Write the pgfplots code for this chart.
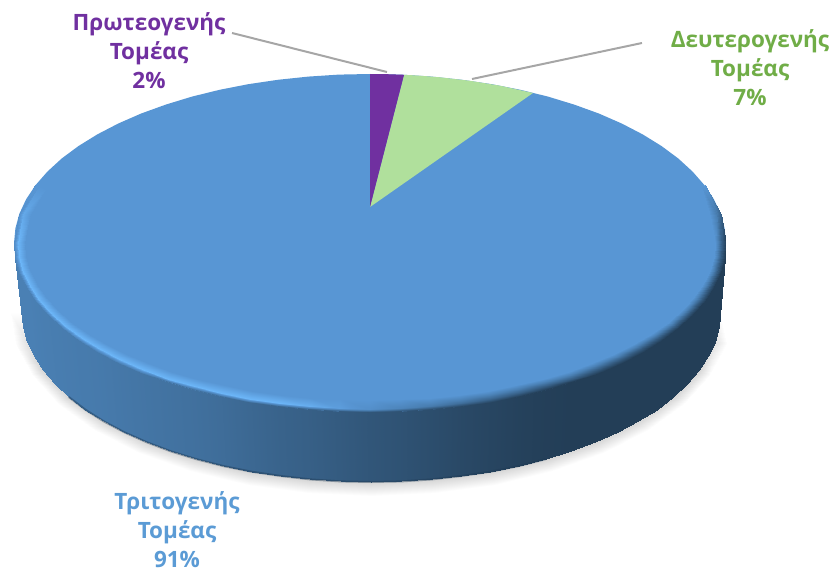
...
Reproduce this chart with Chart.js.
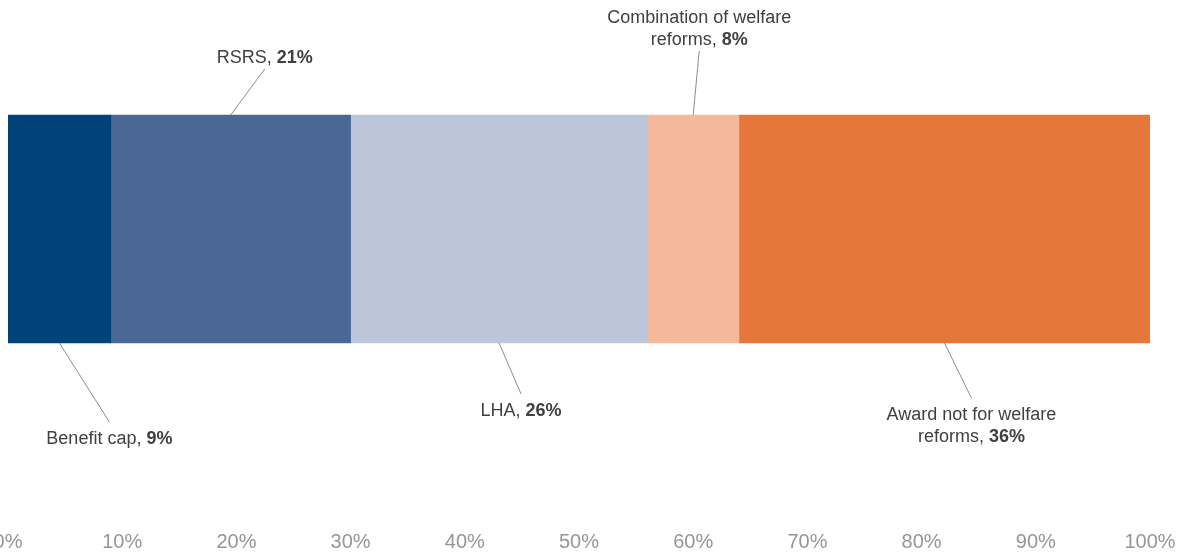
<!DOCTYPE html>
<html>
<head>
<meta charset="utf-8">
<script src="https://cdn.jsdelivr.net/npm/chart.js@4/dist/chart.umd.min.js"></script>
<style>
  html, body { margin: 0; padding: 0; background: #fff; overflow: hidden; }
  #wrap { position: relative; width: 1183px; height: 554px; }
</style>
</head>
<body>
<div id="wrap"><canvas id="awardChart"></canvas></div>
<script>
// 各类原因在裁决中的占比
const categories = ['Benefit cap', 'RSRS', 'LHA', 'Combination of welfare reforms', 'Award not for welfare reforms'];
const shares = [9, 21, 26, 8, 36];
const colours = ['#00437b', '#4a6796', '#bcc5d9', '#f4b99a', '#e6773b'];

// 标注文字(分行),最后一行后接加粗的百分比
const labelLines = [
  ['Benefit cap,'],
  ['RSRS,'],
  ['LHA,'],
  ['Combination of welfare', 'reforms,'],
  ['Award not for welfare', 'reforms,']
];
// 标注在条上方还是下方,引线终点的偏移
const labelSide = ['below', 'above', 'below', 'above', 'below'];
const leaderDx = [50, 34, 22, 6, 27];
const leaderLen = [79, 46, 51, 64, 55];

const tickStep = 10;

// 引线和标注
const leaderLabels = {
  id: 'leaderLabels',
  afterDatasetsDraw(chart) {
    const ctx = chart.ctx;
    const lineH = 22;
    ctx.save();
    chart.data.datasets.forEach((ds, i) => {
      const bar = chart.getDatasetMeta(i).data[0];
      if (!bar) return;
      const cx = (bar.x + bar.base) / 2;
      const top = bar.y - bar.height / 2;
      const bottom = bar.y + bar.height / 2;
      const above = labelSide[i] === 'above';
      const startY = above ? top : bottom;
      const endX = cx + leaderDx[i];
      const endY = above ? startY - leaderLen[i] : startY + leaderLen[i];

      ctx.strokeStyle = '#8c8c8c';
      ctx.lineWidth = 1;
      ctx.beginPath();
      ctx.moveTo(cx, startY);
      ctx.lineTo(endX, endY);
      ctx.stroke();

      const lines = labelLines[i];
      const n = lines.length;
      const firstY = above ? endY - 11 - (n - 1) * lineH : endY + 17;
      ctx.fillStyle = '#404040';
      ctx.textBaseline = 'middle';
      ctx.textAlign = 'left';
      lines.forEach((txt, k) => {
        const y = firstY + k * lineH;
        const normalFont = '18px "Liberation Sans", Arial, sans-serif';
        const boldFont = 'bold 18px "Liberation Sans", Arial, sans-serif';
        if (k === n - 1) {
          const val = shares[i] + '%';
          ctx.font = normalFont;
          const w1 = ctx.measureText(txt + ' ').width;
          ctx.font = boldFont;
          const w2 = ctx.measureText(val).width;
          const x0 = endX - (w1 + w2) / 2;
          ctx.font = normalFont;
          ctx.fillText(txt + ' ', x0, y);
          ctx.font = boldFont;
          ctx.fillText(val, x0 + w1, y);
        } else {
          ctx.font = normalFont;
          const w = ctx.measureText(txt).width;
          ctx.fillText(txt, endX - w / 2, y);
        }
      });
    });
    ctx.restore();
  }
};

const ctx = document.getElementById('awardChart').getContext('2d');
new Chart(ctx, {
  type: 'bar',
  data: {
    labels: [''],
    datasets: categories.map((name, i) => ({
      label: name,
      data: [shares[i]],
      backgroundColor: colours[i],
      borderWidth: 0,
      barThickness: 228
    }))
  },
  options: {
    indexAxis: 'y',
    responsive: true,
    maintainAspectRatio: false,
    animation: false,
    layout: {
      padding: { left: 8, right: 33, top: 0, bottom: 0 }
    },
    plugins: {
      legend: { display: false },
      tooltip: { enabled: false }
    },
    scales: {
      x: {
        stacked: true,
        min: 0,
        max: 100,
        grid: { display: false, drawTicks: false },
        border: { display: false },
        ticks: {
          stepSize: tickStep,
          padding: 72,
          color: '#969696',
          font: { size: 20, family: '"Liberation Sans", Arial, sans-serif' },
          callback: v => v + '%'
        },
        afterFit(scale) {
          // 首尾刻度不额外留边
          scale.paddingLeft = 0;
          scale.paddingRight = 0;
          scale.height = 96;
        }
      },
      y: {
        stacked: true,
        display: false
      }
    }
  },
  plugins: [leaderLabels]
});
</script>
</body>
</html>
...
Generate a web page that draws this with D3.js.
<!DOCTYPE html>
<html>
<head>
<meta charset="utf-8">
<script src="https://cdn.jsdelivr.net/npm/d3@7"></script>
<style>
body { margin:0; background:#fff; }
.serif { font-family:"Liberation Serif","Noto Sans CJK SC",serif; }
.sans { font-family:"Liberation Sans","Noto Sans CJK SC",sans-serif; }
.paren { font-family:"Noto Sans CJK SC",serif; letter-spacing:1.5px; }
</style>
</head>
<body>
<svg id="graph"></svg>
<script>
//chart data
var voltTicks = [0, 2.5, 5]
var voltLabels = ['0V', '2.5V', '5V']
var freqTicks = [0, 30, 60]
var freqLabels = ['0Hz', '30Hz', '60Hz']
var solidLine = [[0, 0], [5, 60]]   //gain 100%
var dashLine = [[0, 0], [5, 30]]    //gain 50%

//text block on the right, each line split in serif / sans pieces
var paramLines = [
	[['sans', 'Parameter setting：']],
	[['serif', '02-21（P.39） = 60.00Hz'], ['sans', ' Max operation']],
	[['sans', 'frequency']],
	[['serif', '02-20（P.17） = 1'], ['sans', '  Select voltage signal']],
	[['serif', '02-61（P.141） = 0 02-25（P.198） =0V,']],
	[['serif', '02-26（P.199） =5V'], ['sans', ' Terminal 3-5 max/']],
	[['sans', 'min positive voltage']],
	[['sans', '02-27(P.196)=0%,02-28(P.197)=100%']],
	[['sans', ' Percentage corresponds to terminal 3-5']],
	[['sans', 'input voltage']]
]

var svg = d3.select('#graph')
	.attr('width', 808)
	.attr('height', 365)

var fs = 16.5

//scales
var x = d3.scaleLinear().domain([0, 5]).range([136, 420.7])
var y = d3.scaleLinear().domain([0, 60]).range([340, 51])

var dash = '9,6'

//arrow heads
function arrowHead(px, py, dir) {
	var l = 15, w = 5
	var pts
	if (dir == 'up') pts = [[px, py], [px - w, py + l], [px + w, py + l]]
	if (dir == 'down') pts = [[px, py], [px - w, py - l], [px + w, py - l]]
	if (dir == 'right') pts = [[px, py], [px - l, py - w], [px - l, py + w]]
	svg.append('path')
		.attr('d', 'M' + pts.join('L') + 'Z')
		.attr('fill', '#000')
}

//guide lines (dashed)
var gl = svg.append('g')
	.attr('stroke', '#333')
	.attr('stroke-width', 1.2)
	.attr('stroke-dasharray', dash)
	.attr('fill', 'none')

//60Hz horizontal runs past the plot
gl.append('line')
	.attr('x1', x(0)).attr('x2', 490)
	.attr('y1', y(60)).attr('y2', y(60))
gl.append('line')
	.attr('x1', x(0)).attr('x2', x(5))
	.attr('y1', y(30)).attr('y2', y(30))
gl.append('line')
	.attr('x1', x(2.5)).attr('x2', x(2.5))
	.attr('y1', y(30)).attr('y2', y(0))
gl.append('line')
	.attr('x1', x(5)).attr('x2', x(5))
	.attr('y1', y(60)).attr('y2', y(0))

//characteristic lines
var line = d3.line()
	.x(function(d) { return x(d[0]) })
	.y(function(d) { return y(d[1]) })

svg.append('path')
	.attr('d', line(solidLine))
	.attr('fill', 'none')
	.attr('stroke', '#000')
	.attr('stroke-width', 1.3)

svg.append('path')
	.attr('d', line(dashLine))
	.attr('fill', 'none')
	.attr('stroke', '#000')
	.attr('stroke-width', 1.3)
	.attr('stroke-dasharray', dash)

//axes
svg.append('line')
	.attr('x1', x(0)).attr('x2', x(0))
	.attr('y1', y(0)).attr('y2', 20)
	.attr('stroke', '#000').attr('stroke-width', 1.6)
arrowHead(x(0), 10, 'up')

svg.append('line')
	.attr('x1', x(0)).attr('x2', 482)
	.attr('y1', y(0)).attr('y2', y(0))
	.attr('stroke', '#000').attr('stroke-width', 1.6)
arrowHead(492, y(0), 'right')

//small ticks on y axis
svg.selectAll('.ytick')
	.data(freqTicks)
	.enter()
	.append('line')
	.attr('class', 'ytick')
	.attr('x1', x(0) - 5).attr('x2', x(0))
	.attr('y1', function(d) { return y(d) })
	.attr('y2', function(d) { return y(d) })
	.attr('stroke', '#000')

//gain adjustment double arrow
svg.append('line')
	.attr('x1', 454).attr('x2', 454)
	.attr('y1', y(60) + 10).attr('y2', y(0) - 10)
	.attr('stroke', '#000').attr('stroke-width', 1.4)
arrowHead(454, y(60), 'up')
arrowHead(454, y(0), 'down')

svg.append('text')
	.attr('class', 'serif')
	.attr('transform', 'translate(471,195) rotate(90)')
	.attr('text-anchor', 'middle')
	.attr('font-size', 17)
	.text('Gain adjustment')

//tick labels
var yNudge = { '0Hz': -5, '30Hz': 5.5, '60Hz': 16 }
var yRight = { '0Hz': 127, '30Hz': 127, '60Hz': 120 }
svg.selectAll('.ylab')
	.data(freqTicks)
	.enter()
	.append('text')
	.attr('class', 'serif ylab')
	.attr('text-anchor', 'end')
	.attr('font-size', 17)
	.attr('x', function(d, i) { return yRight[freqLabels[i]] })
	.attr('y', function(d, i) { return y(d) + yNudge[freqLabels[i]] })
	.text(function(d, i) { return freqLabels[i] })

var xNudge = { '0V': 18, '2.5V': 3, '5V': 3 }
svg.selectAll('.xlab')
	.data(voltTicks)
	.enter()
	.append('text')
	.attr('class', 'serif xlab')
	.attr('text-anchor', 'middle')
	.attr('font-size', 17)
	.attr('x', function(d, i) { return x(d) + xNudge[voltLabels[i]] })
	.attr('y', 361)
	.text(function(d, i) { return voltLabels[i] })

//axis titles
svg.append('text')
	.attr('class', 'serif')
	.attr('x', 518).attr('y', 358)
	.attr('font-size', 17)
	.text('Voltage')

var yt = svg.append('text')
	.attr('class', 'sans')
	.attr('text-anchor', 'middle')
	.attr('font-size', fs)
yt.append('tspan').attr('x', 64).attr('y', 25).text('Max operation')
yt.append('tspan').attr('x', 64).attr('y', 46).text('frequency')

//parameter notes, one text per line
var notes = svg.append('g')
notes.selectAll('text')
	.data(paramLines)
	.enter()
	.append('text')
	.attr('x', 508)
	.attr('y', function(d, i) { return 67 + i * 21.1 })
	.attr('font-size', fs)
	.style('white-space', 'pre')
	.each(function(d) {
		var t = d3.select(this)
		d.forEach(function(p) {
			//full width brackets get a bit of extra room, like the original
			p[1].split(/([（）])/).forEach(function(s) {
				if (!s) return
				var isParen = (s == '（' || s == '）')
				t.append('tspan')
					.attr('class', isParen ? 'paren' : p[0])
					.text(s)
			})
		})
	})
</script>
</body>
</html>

§ **REQUIRED TASK**
Find every line in the entries that includes the word "with", then state how many there are and nothing else.

§ **RESULT OF THE TASK**
2